-- start Dataset extract --
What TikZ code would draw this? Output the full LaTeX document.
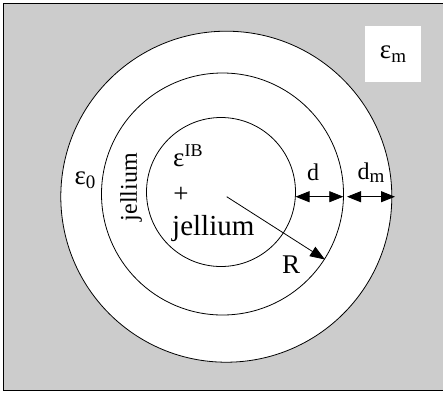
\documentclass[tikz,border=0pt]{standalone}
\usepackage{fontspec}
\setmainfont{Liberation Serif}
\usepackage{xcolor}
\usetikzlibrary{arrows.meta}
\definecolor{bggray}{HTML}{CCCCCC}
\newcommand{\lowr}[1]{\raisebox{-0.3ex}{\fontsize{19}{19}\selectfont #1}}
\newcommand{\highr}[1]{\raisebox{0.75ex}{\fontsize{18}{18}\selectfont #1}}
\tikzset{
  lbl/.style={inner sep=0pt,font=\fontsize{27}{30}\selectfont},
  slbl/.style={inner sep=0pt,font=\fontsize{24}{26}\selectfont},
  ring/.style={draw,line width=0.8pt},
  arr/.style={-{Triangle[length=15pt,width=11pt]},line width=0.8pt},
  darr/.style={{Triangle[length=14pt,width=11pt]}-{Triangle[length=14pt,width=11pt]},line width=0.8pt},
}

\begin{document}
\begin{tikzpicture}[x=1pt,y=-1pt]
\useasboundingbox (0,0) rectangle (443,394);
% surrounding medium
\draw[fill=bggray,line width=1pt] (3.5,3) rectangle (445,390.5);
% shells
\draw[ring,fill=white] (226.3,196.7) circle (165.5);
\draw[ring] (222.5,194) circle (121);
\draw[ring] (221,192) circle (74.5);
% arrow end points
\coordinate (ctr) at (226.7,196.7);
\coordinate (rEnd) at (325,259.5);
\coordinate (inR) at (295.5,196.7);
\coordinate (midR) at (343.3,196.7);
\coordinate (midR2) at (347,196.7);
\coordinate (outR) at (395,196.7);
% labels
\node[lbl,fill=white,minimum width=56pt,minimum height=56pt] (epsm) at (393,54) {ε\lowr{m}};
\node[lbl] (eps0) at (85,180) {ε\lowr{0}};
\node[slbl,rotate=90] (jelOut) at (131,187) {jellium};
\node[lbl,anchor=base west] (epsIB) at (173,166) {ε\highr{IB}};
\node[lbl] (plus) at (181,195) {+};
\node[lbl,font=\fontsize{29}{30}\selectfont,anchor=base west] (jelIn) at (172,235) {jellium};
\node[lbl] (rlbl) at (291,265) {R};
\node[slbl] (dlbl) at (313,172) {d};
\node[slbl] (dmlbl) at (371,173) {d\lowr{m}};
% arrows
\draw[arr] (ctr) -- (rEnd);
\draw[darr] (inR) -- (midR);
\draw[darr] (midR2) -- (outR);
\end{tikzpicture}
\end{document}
-- end Dataset extract --
→ **Exercise**:
Every line holding "draw" should be copied out.

→ **Answer to the task**:
What TikZ code would draw this? Output the full LaTeX document.
  ring/.style={draw,line width=0.8pt},
\draw[fill=bggray,line width=1pt] (3.5,3) rectangle (445,390.5);
\draw[ring,fill=white] (226.3,196.7) circle (165.5);
\draw[ring] (222.5,194) circle (121);
\draw[ring] (221,192) circle (74.5);
\draw[arr] (ctr) -- (rEnd);
\draw[darr] (inR) -- (midR);
\draw[darr] (midR2) -- (outR);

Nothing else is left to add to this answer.